**Written problem:**
From the first line of the data below through the line bearing "(s2c) at (590,97)", reproduce each line exactly; do not include pictures.
#### Data shown ####
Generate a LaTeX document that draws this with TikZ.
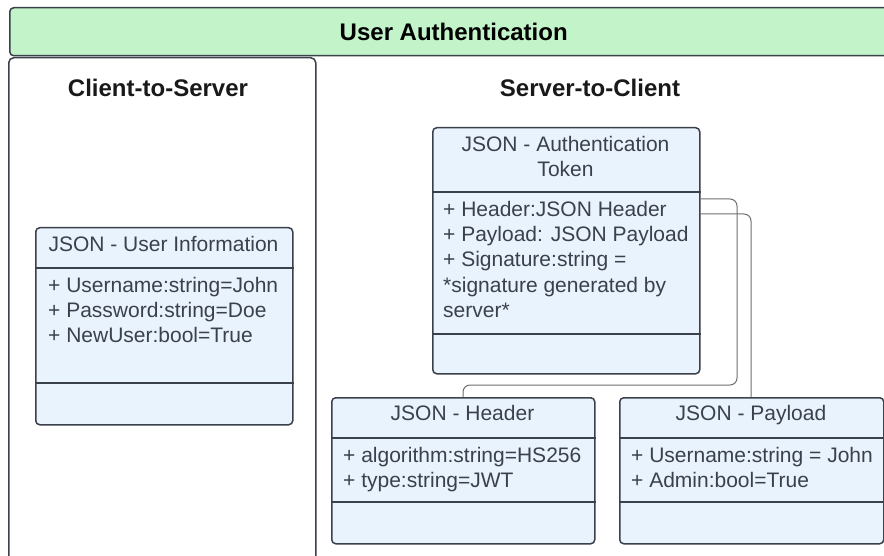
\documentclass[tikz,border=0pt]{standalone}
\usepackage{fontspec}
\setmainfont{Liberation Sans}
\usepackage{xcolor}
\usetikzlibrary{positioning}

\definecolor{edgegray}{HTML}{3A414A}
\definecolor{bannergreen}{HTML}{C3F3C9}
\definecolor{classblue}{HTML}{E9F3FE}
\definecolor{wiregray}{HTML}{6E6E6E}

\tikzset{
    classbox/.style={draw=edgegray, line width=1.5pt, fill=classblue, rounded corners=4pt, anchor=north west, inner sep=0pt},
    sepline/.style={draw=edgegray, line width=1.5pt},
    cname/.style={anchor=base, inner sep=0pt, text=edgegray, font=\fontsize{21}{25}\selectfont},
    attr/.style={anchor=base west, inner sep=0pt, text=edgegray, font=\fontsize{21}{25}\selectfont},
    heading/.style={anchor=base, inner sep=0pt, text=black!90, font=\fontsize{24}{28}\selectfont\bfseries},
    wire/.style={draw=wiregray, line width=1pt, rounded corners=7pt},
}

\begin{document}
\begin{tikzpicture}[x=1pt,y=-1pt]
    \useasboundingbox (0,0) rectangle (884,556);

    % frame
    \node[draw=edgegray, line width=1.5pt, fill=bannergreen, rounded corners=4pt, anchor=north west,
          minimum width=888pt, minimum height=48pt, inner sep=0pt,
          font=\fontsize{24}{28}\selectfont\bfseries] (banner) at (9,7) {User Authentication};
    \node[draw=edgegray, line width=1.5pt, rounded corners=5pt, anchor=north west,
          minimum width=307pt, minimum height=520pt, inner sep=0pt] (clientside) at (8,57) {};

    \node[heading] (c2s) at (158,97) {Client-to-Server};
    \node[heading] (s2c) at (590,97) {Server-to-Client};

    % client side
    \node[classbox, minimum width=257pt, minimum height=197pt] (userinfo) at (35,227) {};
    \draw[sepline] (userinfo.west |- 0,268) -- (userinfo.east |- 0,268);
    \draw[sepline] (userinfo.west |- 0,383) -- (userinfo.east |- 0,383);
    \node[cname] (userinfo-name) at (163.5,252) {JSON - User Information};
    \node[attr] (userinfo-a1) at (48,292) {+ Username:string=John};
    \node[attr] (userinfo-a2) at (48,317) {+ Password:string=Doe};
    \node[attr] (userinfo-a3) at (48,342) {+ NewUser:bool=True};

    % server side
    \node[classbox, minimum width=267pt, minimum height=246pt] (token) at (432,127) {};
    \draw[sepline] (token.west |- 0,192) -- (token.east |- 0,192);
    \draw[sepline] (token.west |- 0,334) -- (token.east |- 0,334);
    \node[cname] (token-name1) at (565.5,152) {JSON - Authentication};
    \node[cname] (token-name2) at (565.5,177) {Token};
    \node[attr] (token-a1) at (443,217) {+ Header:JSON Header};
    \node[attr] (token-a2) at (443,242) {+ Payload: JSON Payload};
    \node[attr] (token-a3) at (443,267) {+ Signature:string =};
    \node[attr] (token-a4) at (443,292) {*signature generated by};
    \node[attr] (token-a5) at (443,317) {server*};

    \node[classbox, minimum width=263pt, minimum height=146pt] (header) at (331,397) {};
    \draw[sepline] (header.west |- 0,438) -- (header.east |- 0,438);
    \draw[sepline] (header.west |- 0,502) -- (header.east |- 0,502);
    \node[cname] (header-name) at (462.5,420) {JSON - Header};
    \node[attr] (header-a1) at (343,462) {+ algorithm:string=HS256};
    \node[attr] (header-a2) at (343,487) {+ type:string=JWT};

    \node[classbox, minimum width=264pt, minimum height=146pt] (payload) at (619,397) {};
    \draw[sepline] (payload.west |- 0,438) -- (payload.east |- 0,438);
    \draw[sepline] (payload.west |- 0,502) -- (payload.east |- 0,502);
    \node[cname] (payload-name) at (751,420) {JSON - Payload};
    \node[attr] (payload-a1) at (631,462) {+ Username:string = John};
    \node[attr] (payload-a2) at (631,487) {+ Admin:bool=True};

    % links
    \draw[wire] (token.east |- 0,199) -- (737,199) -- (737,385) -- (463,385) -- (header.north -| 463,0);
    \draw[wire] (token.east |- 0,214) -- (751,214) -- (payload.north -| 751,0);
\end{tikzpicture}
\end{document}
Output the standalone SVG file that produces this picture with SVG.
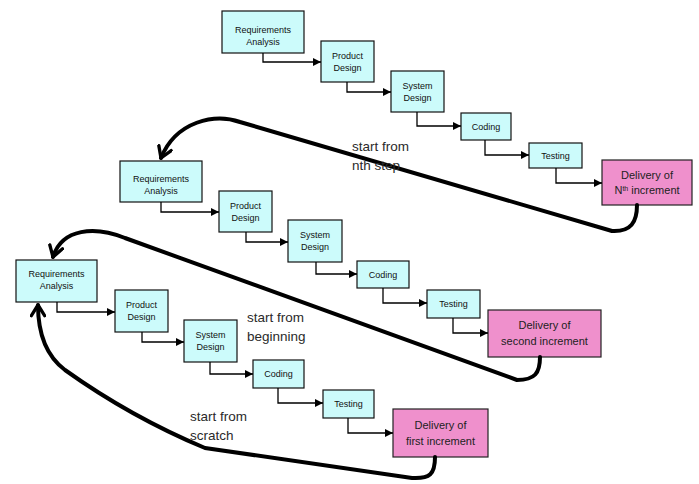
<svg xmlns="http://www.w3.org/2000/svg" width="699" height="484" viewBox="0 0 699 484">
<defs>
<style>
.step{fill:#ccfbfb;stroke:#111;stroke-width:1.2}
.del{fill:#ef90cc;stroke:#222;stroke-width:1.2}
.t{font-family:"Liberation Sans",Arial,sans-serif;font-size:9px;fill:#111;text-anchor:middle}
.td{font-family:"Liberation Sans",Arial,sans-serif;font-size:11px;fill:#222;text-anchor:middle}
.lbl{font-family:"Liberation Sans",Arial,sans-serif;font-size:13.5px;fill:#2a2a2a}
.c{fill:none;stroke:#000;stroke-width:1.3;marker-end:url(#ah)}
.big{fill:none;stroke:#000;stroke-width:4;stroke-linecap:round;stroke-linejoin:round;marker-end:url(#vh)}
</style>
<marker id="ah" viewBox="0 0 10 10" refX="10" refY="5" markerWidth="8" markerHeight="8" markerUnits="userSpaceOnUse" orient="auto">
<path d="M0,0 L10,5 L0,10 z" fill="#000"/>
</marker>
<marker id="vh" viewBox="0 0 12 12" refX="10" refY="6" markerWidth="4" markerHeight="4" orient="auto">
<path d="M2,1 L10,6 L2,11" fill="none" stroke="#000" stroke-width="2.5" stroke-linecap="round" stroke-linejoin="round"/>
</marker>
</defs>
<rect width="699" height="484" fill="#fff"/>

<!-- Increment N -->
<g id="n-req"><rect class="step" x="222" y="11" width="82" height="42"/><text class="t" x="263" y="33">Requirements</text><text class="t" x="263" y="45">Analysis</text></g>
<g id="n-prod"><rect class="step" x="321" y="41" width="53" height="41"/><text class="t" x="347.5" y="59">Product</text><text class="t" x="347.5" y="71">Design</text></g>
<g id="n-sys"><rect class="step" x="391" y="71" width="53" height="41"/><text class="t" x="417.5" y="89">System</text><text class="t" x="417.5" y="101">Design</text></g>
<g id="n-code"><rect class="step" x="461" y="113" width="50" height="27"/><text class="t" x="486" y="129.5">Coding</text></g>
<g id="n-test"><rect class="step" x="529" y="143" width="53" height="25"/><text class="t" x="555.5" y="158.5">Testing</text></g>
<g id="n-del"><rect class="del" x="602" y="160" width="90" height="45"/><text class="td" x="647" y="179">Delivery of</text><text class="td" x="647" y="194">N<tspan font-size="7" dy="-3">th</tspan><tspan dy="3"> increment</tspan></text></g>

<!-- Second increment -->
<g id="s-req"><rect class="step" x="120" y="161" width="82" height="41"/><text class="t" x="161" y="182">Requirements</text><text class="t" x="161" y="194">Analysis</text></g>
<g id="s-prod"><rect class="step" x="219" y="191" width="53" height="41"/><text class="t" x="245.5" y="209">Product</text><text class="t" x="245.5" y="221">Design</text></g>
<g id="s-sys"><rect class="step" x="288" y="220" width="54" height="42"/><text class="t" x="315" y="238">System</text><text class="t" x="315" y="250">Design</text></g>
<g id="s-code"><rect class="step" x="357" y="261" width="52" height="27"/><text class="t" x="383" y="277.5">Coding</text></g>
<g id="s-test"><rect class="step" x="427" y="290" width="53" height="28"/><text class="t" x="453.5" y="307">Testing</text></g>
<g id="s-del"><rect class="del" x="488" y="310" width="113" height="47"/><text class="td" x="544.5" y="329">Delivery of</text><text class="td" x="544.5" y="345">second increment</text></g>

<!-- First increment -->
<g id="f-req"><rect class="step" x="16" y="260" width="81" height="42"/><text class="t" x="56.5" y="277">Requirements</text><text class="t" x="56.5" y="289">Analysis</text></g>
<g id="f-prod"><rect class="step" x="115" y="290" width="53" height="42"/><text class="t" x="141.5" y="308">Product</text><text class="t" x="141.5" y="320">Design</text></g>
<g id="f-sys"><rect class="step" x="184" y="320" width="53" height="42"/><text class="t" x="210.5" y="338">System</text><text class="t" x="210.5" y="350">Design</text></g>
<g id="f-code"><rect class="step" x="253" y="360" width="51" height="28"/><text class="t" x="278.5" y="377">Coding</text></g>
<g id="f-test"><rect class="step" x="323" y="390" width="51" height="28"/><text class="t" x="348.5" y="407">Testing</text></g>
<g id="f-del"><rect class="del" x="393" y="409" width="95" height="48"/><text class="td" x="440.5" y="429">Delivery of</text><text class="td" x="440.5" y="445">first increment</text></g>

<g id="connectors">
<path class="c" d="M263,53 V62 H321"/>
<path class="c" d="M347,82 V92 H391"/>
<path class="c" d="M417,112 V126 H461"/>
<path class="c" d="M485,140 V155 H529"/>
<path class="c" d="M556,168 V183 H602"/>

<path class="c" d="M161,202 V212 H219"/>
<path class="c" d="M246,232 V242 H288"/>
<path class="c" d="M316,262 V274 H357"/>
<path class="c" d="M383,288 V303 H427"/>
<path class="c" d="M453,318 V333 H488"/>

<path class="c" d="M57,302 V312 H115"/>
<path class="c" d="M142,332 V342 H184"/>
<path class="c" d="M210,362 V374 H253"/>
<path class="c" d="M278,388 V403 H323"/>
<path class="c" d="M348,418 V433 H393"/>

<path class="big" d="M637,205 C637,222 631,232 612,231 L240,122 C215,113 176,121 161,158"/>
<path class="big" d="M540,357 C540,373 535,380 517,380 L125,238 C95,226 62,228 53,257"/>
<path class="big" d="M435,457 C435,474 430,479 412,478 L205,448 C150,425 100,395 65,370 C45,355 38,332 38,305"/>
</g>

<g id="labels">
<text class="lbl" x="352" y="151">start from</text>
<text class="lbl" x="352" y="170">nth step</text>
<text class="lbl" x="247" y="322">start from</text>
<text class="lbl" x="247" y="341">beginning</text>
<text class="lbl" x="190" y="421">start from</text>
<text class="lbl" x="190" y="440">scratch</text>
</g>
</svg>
####
**Full output:**
Generate a LaTeX document that draws this with TikZ.
\documentclass[tikz,border=0pt]{standalone}
\usepackage{fontspec}
\setmainfont{Liberation Sans}
\usepackage{xcolor}
\usetikzlibrary{positioning}

\definecolor{edgegray}{HTML}{3A414A}
\definecolor{bannergreen}{HTML}{C3F3C9}
\definecolor{classblue}{HTML}{E9F3FE}
\definecolor{wiregray}{HTML}{6E6E6E}

\tikzset{
    classbox/.style={draw=edgegray, line width=1.5pt, fill=classblue, rounded corners=4pt, anchor=north west, inner sep=0pt},
    sepline/.style={draw=edgegray, line width=1.5pt},
    cname/.style={anchor=base, inner sep=0pt, text=edgegray, font=\fontsize{21}{25}\selectfont},
    attr/.style={anchor=base west, inner sep=0pt, text=edgegray, font=\fontsize{21}{25}\selectfont},
    heading/.style={anchor=base, inner sep=0pt, text=black!90, font=\fontsize{24}{28}\selectfont\bfseries},
    wire/.style={draw=wiregray, line width=1pt, rounded corners=7pt},
}

\begin{document}
\begin{tikzpicture}[x=1pt,y=-1pt]
    \useasboundingbox (0,0) rectangle (884,556);

    % frame
    \node[draw=edgegray, line width=1.5pt, fill=bannergreen, rounded corners=4pt, anchor=north west,
          minimum width=888pt, minimum height=48pt, inner sep=0pt,
          font=\fontsize{24}{28}\selectfont\bfseries] (banner) at (9,7) {User Authentication};
    \node[draw=edgegray, line width=1.5pt, rounded corners=5pt, anchor=north west,
          minimum width=307pt, minimum height=520pt, inner sep=0pt] (clientside) at (8,57) {};

    \node[heading] (c2s) at (158,97) {Client-to-Server};
    \node[heading] (s2c) at (590,97) {Server-to-Client};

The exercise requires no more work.